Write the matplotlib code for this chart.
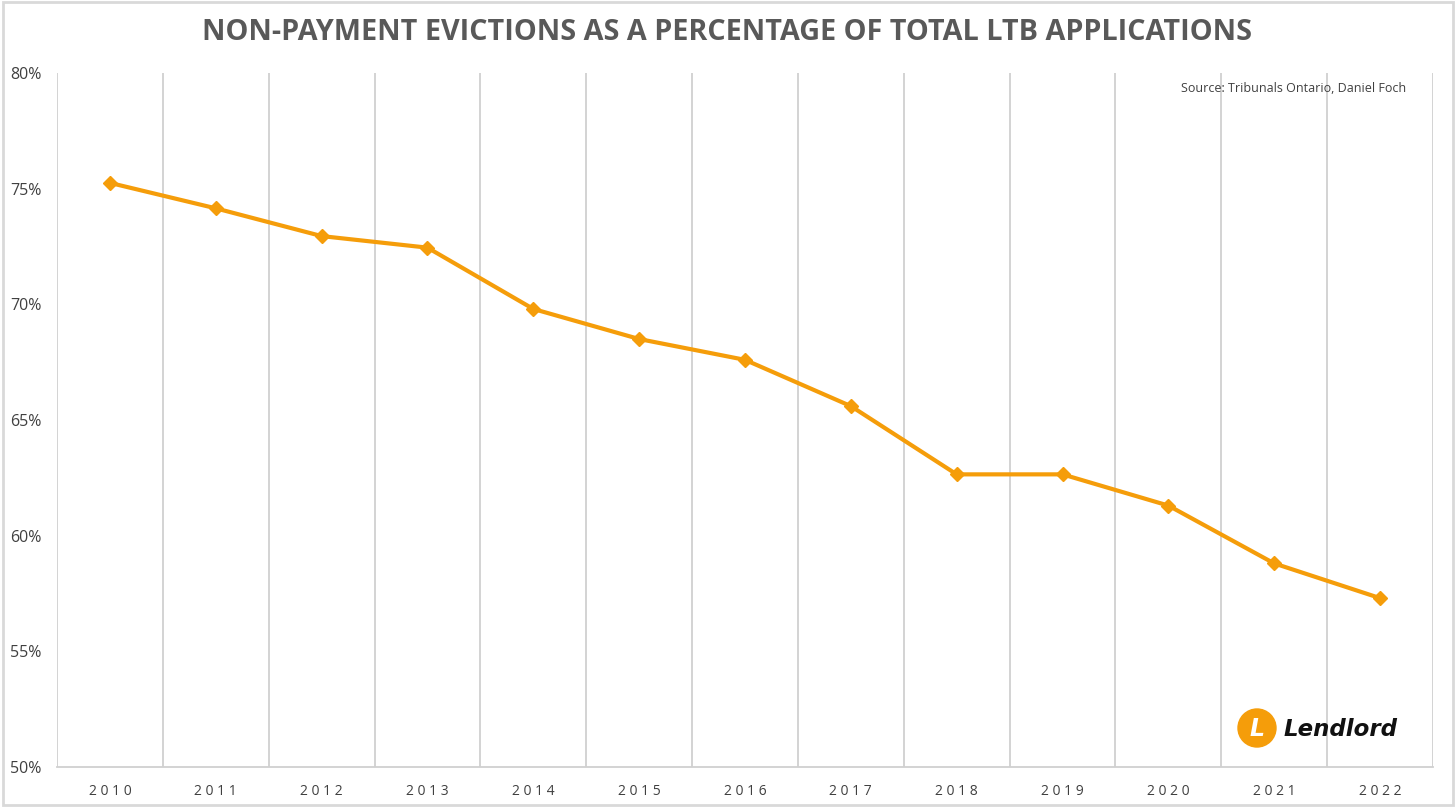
import numpy as np
import matplotlib.pyplot as plt
from matplotlib.patches import Ellipse, Rectangle

# data
years = ['2010', '2011', '2012', '2013', '2014', '2015', '2016',
         '2017', '2018', '2019', '2020', '2021', '2022']
share = [75.25, 74.15, 72.95, 72.45, 69.8, 68.5, 67.6,
         65.6, 62.65, 62.65, 61.3, 58.8, 57.3]
y_ticks = [50, 55, 60, 65, 70, 75, 80]

line_color = '#F59D0A'
grid_color = '#D0D0D0'
text_color = '#404040'

W, H = 1456, 807
fig = plt.figure(figsize=(W / 100, H / 100), dpi=100)
ax = fig.add_axes([57 / W, 40 / H, (1433 - 57) / W, (767 - 73) / H])

x = np.arange(len(years))
ax.plot(x, share, color=line_color, linewidth=3, marker='D', markersize=7,
        zorder=3)

ax.set_xlim(-0.5, len(years) - 0.5)
ax.set_ylim(50, 80)

# vertical grid lines between categories
for b in np.arange(-0.5, len(years), 1.0):
    ax.axvline(b, color=grid_color, linewidth=1.3, zorder=1)

for s in ['top', 'right', 'left']:
    ax.spines[s].set_visible(False)
ax.spines['bottom'].set_color(grid_color)
ax.spines['bottom'].set_linewidth(1.3)

ax.set_xticks(x)
ax.set_xticklabels([' '.join(y) for y in years], fontsize=10, color=text_color,
                   family='Open Sans')
ax.set_yticks(y_ticks)
ax.set_yticklabels([f'{v}%' for v in y_ticks], fontsize=11.5, color=text_color,
                   family='Open Sans')
ax.tick_params(axis='both', length=0)
ax.tick_params(axis='x', pad=12)
ax.tick_params(axis='y', pad=11)

fig.text(0.5 - 1 / W, 1 - 33 / H, 'NON-PAYMENT EVICTIONS AS A PERCENTAGE OF TOTAL LTB APPLICATIONS',
         ha='center', va='center', fontsize=20.7, fontweight='bold',
         color='#595959', family='Open Sans')

fig.text(1406 / W, 1 - 88 / H, 'Source: Tribunals Ontario, Daniel Foch',
         ha='right', va='center', fontsize=9, color=text_color, family='Open Sans')

# Lendlord logo
fig.patches.append(Ellipse((1257 / W, 1 - 728 / H), 38 / W, 38 / H,
                           transform=fig.transFigure, color='#F59D0A', zorder=5))
fig.text(1257 / W, 1 - 729 / H, 'L', ha='center', va='center', fontsize=17,
         fontweight='bold', style='italic', color='white', family='DejaVu Sans',
         zorder=6)
fig.text(1284 / W, 1 - 729 / H, 'Lendlord', ha='left', va='center',
         fontsize=16.5, fontweight='bold', style='italic', color='#111111',
         family='DejaVu Sans', zorder=6)

# light outer border
fig.patches.append(Rectangle((0.002, 0.003), 0.996, 0.994, transform=fig.transFigure,
                             fill=False, edgecolor='#D9D9D9', linewidth=2))

fig.savefig('out.png', dpi=100)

▶ _Task requirements_: Starting with the first line of the data above and ending with the line containing "color='#595959', family='Open Sans')", please restate every line exactly, leaving images out.

▶ _Solution to this problem_:
Write the matplotlib code for this chart.
import numpy as np
import matplotlib.pyplot as plt
from matplotlib.patches import Ellipse, Rectangle

# data
years = ['2010', '2011', '2012', '2013', '2014', '2015', '2016',
         '2017', '2018', '2019', '2020', '2021', '2022']
share = [75.25, 74.15, 72.95, 72.45, 69.8, 68.5, 67.6,
         65.6, 62.65, 62.65, 61.3, 58.8, 57.3]
y_ticks = [50, 55, 60, 65, 70, 75, 80]

line_color = '#F59D0A'
grid_color = '#D0D0D0'
text_color = '#404040'

W, H = 1456, 807
fig = plt.figure(figsize=(W / 100, H / 100), dpi=100)
ax = fig.add_axes([57 / W, 40 / H, (1433 - 57) / W, (767 - 73) / H])

x = np.arange(len(years))
ax.plot(x, share, color=line_color, linewidth=3, marker='D', markersize=7,
        zorder=3)

ax.set_xlim(-0.5, len(years) - 0.5)
ax.set_ylim(50, 80)

# vertical grid lines between categories
for b in np.arange(-0.5, len(years), 1.0):
    ax.axvline(b, color=grid_color, linewidth=1.3, zorder=1)

for s in ['top', 'right', 'left']:
    ax.spines[s].set_visible(False)
ax.spines['bottom'].set_color(grid_color)
ax.spines['bottom'].set_linewidth(1.3)

ax.set_xticks(x)
ax.set_xticklabels([' '.join(y) for y in years], fontsize=10, color=text_color,
                   family='Open Sans')
ax.set_yticks(y_ticks)
ax.set_yticklabels([f'{v}%' for v in y_ticks], fontsize=11.5, color=text_color,
                   family='Open Sans')
ax.tick_params(axis='both', length=0)
ax.tick_params(axis='x', pad=12)
ax.tick_params(axis='y', pad=11)

fig.text(0.5 - 1 / W, 1 - 33 / H, 'NON-PAYMENT EVICTIONS AS A PERCENTAGE OF TOTAL LTB APPLICATIONS',
         ha='center', va='center', fontsize=20.7, fontweight='bold',
         color='#595959', family='Open Sans')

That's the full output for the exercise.